-- start --

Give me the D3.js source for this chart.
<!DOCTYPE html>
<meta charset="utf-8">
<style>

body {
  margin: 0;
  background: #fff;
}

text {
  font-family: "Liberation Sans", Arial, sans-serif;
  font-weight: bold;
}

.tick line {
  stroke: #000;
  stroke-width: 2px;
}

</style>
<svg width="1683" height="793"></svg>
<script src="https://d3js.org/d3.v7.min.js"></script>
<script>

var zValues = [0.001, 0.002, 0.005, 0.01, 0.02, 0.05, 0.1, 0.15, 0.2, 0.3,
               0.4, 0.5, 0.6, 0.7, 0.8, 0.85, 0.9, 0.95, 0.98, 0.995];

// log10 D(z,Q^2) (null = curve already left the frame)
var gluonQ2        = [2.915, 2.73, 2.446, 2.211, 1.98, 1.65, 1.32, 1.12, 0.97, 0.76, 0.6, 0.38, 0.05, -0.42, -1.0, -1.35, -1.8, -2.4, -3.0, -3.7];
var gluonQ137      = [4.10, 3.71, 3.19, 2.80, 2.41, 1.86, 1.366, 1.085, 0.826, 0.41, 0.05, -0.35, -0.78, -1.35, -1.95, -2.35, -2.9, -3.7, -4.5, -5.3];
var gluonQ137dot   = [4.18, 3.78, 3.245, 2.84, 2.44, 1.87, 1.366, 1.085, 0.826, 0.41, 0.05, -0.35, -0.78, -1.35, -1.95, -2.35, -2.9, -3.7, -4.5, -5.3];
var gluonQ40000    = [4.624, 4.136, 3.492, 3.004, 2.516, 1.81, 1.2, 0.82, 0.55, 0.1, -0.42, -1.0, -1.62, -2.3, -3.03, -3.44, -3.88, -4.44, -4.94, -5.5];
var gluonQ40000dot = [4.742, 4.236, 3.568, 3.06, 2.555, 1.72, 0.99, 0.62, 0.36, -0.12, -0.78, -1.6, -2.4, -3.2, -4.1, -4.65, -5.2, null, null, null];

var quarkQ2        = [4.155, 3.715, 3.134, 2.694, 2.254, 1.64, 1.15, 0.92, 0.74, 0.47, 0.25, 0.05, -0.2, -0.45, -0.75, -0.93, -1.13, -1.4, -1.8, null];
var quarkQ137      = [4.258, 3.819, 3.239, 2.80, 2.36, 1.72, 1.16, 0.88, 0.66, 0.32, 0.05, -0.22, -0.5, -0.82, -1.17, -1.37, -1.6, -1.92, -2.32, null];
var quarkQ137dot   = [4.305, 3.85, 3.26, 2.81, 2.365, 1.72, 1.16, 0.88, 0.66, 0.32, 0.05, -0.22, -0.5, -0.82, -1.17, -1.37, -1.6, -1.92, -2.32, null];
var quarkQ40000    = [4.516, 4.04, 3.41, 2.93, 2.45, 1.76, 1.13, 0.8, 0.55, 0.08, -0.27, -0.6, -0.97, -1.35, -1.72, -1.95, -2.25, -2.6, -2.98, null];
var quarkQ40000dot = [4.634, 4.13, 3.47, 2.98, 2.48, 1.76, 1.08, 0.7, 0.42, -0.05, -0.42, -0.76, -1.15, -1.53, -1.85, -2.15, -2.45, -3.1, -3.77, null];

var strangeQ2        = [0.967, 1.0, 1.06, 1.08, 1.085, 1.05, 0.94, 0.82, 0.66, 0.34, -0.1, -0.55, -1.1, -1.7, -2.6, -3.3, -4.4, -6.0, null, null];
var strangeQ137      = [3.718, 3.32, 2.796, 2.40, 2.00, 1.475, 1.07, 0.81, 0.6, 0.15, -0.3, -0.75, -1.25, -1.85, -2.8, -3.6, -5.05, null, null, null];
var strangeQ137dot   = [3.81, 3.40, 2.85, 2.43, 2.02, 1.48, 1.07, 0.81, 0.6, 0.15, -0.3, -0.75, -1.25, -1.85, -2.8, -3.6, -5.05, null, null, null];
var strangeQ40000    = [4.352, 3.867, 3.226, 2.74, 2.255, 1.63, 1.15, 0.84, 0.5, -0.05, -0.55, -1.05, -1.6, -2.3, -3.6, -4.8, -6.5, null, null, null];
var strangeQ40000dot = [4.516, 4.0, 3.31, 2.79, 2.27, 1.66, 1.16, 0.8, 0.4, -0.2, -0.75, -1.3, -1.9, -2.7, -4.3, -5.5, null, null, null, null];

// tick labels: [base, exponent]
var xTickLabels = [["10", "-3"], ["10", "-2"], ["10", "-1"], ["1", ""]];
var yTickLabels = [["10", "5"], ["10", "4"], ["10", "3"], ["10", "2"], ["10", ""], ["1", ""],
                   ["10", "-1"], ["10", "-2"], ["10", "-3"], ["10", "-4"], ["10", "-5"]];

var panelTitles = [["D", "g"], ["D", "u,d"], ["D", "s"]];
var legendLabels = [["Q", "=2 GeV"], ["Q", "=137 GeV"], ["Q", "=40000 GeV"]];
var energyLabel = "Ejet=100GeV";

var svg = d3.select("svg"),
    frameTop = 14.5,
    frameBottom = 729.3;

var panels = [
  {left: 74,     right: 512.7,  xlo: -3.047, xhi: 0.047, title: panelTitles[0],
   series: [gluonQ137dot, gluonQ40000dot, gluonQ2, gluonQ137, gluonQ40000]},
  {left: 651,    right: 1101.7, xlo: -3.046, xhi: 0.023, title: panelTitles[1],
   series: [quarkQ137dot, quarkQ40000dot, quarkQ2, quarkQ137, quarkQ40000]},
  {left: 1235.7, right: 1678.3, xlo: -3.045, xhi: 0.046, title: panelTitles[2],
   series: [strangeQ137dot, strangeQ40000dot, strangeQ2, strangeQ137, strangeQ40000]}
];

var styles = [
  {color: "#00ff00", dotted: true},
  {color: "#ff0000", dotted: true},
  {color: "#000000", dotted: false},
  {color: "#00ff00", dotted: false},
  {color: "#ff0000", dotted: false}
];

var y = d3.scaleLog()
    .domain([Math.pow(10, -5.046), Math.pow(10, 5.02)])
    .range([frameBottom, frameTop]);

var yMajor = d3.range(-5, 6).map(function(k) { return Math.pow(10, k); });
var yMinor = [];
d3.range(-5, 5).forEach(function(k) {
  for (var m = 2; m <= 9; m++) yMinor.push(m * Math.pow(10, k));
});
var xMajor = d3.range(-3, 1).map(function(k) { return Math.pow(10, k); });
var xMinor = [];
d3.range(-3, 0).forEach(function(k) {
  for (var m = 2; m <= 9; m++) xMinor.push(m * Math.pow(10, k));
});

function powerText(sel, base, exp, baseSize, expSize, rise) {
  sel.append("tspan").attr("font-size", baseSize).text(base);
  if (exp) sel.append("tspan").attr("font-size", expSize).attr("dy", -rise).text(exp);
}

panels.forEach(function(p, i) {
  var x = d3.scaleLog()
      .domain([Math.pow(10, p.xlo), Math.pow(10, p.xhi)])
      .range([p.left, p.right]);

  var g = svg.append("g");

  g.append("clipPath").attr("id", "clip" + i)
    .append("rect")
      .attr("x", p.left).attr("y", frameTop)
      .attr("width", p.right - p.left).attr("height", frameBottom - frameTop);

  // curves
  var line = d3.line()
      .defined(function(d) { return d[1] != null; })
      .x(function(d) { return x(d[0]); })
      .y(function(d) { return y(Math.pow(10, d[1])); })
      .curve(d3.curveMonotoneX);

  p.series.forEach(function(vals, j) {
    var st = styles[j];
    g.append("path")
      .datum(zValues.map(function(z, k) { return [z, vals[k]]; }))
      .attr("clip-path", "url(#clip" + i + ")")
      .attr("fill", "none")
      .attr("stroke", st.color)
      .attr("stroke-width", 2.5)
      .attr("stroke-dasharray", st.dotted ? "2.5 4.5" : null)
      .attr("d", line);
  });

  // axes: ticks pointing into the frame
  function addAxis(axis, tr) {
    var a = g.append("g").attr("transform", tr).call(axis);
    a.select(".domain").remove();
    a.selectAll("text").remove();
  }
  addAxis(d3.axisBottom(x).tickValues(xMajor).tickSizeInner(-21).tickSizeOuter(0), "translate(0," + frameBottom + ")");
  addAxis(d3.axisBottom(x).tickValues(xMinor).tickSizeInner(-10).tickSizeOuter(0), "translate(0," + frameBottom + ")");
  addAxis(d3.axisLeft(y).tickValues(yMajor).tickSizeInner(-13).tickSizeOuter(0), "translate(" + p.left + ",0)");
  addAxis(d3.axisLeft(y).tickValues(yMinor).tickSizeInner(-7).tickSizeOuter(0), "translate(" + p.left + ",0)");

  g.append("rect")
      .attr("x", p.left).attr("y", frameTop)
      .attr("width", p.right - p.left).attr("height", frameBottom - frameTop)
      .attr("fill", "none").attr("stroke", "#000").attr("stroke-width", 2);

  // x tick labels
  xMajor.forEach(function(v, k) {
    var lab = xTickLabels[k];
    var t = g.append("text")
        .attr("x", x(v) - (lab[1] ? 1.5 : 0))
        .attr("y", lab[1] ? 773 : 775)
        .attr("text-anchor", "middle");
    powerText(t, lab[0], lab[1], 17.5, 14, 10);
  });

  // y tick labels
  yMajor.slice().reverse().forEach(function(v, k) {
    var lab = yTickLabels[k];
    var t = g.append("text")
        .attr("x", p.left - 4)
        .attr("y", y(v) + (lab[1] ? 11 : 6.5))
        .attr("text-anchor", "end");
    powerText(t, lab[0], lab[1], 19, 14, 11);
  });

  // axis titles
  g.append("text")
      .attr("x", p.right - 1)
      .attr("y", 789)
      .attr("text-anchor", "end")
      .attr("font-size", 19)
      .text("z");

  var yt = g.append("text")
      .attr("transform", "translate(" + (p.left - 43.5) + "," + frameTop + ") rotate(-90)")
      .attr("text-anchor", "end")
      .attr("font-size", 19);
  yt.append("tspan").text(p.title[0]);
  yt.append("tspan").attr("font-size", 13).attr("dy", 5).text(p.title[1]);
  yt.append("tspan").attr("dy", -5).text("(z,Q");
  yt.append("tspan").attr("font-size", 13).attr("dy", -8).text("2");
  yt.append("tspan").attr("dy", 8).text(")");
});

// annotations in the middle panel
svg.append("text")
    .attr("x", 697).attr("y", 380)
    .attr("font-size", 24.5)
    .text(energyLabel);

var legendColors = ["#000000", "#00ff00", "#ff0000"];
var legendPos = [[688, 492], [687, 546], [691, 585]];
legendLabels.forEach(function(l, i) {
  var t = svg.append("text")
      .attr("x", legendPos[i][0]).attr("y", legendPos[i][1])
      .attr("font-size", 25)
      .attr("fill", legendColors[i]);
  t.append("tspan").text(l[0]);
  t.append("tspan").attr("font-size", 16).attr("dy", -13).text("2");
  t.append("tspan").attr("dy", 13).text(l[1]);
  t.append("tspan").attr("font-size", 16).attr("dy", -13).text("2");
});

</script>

-- end --
-- start --

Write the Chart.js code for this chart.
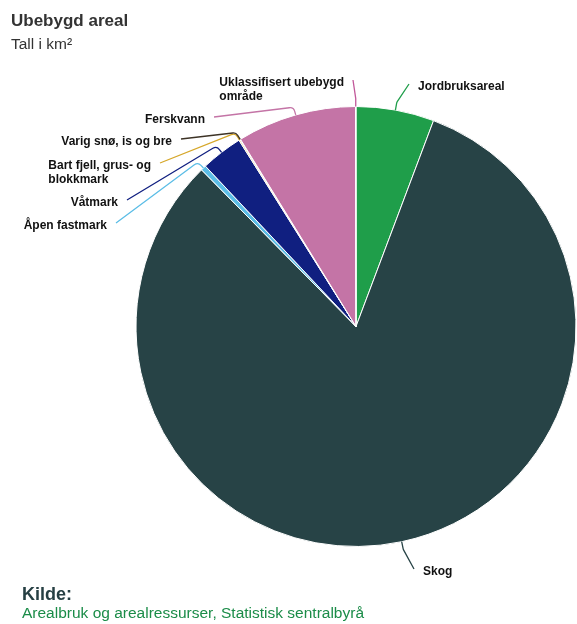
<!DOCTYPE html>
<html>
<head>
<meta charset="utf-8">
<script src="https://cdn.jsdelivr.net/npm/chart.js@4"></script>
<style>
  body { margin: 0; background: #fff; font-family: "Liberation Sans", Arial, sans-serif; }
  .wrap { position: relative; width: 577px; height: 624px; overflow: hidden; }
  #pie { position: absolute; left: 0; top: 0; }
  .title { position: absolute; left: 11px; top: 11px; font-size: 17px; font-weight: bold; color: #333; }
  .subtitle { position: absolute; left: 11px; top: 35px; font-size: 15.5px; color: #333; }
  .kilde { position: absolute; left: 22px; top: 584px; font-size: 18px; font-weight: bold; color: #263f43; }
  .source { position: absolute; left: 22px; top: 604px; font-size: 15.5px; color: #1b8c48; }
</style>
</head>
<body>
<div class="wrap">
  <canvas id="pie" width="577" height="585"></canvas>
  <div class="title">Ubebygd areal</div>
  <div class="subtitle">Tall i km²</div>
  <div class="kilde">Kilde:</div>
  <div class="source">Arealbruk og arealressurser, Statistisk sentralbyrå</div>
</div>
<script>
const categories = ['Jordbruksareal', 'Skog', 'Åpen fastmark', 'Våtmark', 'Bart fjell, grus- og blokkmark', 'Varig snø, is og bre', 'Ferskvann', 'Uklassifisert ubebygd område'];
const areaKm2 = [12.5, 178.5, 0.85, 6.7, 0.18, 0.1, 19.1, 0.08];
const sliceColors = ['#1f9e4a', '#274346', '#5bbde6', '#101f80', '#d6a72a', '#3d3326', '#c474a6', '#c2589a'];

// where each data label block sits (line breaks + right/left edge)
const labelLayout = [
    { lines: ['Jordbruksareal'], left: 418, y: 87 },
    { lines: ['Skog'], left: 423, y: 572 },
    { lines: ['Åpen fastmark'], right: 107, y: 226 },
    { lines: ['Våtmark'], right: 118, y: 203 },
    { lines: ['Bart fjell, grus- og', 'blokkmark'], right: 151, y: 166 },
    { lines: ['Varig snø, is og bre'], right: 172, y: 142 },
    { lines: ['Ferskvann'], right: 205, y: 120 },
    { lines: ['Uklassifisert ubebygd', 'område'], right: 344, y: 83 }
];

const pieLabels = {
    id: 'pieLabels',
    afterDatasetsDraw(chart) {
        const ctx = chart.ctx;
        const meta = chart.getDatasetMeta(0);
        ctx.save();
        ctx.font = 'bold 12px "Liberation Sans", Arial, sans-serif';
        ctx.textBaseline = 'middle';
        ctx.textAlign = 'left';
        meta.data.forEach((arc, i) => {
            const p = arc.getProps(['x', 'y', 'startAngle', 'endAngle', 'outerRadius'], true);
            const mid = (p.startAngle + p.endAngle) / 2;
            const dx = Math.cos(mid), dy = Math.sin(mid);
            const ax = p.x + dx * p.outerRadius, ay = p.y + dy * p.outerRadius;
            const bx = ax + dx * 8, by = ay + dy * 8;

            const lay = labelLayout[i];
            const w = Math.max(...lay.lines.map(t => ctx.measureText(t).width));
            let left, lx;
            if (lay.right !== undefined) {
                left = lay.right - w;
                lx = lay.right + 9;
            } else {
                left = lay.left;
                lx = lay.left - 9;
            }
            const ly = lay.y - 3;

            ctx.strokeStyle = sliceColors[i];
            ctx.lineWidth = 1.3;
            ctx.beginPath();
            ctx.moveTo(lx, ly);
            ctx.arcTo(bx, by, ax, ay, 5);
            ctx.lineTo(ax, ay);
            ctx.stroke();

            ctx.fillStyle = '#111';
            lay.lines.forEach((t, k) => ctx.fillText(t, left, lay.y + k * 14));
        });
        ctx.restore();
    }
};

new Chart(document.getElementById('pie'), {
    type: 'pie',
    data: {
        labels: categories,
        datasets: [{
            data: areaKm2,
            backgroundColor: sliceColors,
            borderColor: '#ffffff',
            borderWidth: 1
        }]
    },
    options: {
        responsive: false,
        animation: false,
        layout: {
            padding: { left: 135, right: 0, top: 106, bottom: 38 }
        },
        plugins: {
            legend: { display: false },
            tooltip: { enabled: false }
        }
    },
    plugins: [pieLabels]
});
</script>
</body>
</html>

-- end --

§ Aim
Transcribe nothing but the lines from the line with "Give me the D3.js source for this chart." through the line with "0.4, 0.5, 0.6, 0.7, 0.8, 0.85, 0.9, 0.95, 0.98, 0.995];", reproducing each exactly.

§ The response
Give me the D3.js source for this chart.
<!DOCTYPE html>
<meta charset="utf-8">
<style>

body {
  margin: 0;
  background: #fff;
}

text {
  font-family: "Liberation Sans", Arial, sans-serif;
  font-weight: bold;
}

.tick line {
  stroke: #000;
  stroke-width: 2px;
}

</style>
<svg width="1683" height="793"></svg>
<script src="https://d3js.org/d3.v7.min.js"></script>
<script>

var zValues = [0.001, 0.002, 0.005, 0.01, 0.02, 0.05, 0.1, 0.15, 0.2, 0.3,
               0.4, 0.5, 0.6, 0.7, 0.8, 0.85, 0.9, 0.95, 0.98, 0.995];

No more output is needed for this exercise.